Eben’s connection to animals goes way back. “You could look at my mother’s photo albums and the earliest photos show me holding a frog or a crayfish or a worm,” he says.

His ability to create realistic sculptures of animals also dates back to his childhood. His father, Peter, remembers Eben at the tender age of three announcing one day, “I made a rabbit.” When his father asked to see it, little Eben opened his hand and revealed what his father remembers as “an unbelievable, small, to-scale rabbit” made out of Play-Doh.

Eben makes a very good hourly wage working for his father, something akin to what a master plumber earns. But the sculptor is trying to minimize his time in the family auto shop, Restoration and Performance Motorcars, because of his commitment to sustainable living.

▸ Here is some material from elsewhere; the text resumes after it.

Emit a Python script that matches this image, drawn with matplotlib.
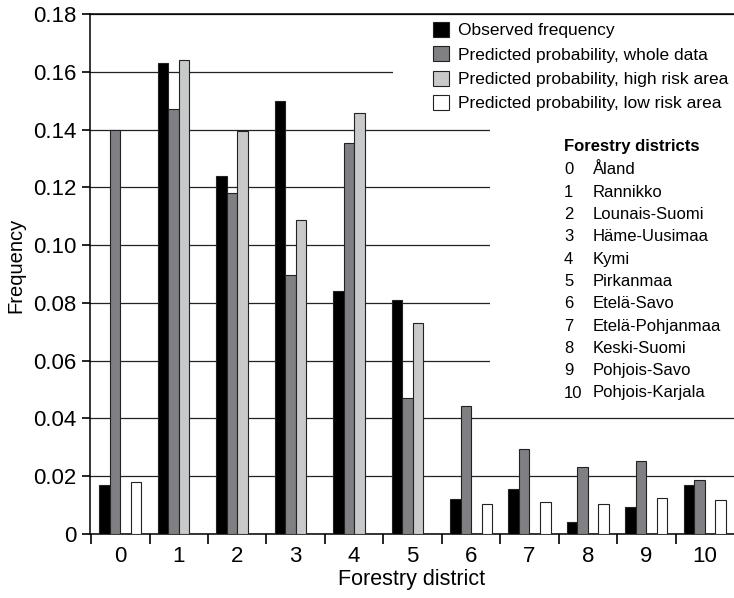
import numpy as np
import matplotlib
matplotlib.use("Agg")
import matplotlib.pyplot as plt
from matplotlib.patches import Patch, Rectangle

plt.rcParams['font.family'] = ['Liberation Sans', 'DejaVu Sans']

# data
districts = np.arange(11)
observed = [0.017, 0.163, 0.124, 0.150, 0.084, 0.081, 0.012, 0.0155, 0.0042, 0.0093, 0.017]
whole_data = [0.140, 0.147, 0.118, 0.0895, 0.1355, 0.047, 0.0443, 0.0293, 0.0232, 0.0253, 0.0186]
high_risk = [np.nan, 0.164, 0.1394, 0.1087, 0.1456, 0.0731, np.nan, np.nan, np.nan, np.nan, np.nan]
low_risk = [0.018, np.nan, np.nan, np.nan, np.nan, np.nan, 0.0105, 0.0112, 0.0105, 0.0125, 0.0118]

series_labels = ["Observed frequency",
                 "Predicted probability, whole data",
                 "Predicted probability, high risk area",
                 "Predicted probability, low risk area"]
series_colors = ["#000000", "#808084", "#c8c9cb", "#ffffff"]

district_names = ["Åland", "Rannikko", "Lounais-Suomi", "Häme-Uusimaa", "Kymi",
                  "Pirkanmaa", "Etelä-Savo", "Etelä-Pohjanmaa", "Keski-Suomi",
                  "Pohjois-Savo", "Pohjois-Karjala"]
yticks = [0, 0.02, 0.04, 0.06, 0.08, 0.10, 0.12, 0.14, 0.16, 0.18]
ytick_labels = ["0", "0.02", "0.04", "0.06", "0.08", "0.10", "0.12", "0.14", "0.16", "0.18"]

W, H = 734, 598
fig = plt.figure(figsize=(W / 100, H / 100), dpi=100)
ax = fig.add_axes([90 / W, 1 - 534 / H, 644 / W, 520 / H])

width = 0.18
all_series = [observed, whole_data, high_risk, low_risk]
for i, (vals, col) in enumerate(zip(all_series, series_colors)):
    ax.bar(districts + (i - 1.5) * width, vals, width, color=col,
           edgecolor="#222222", linewidth=0.8, zorder=3)

ax.set_xlim(-0.52, 10.5)
ax.set_ylim(0, 0.18)
ax.set_yticks(yticks)
ax.set_yticklabels(ytick_labels, fontsize=16)
ax.set_xticks(np.arange(-0.5, 10, 1))
ax.set_xticklabels([])
ax.set_xticks(districts, minor=True)
ax.set_xticklabels([str(d) for d in districts], minor=True, fontsize=16)
ax.tick_params(axis="x", which="major", direction="out", length=7, width=1.2)
ax.tick_params(axis="x", which="minor", length=0, pad=9)
ax.tick_params(axis="y", direction="out", length=6, width=1.2, pad=4)
ax.yaxis.grid(True, color="#222222", linewidth=0.9, zorder=0)
ax.set_axisbelow(True)
for s in ["left", "bottom", "top"]:
    ax.spines[s].set_linewidth(1.1)
ax.spines["right"].set_visible(False)

ax.set_xlabel("Forestry district", fontsize=15.5, labelpad=1)
ax.set_ylabel("Frequency", fontsize=14.5)
ax.yaxis.set_label_coords(-0.1, 0.517)

# white areas behind legend and district list (grid lines stop there)
ax.add_patch(Rectangle((0.4705, 0.806), 0.53, 0.19, transform=ax.transAxes,
                       facecolor="white", edgecolor="none", zorder=1))
ax.add_patch(Rectangle((0.621, 0.238), 0.38, 0.57, transform=ax.transAxes,
                       facecolor="white", edgecolor="none", zorder=1))

handles = [Patch(facecolor=c, edgecolor="#222222", linewidth=0.8) for c in series_colors]
leg = fig.legend(handles, series_labels, loc="upper left",
                 bbox_to_anchor=(433 / W, 1 - 22 / H), frameon=False, fontsize=12.5,
                 handlelength=0.95, handleheight=0.95, handletextpad=0.5,
                 labelspacing=0.45, borderpad=0, borderaxespad=0)

fig.text(564 / W, 1 - 146 / H, "Forestry districts", fontsize=12,
         fontweight="bold", va="center", ha="left")
for k, name in enumerate(district_names):
    y = 1 - (170 + 22.3 * k) / H
    fig.text(564 / W, y, str(k), fontsize=12, va="center", ha="left")
    fig.text(593 / W, y, name, fontsize=12, va="center", ha="left")

fig.savefig("out.png", dpi=100)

Eben dismisses the shop’s focus on rebuilding old Ferraris and other exotic sports cars as “dinosaur work. We should really be doubling down on what would sustain us.”

And yet Eben acknowledges that the family business has played a pivotal role in his career as a sculptor. It was inside the two burgundy-colored barns his father built for auto restoration in Vergennes, Vt., that Eben had the tools and workspace to sculpt. And it was at the family business that his first patrons stumbled upon his works in progress.

“My father’s car shop was a tremendously fortunate place to be,” he tells me as we walk past a 1954 Ferrari 750 Monza, an Aston Martin from the late 1930s, and a spotless Ford Woody station wagon from the 1940s.

Eben and his younger brother Stephan were in the auto shop at a very young age. Eben was about 10 when he was taught to weld. Having a father who fixed things all the time was a factor. “You don’t throw something away, you fix it,” he was taught as a boy.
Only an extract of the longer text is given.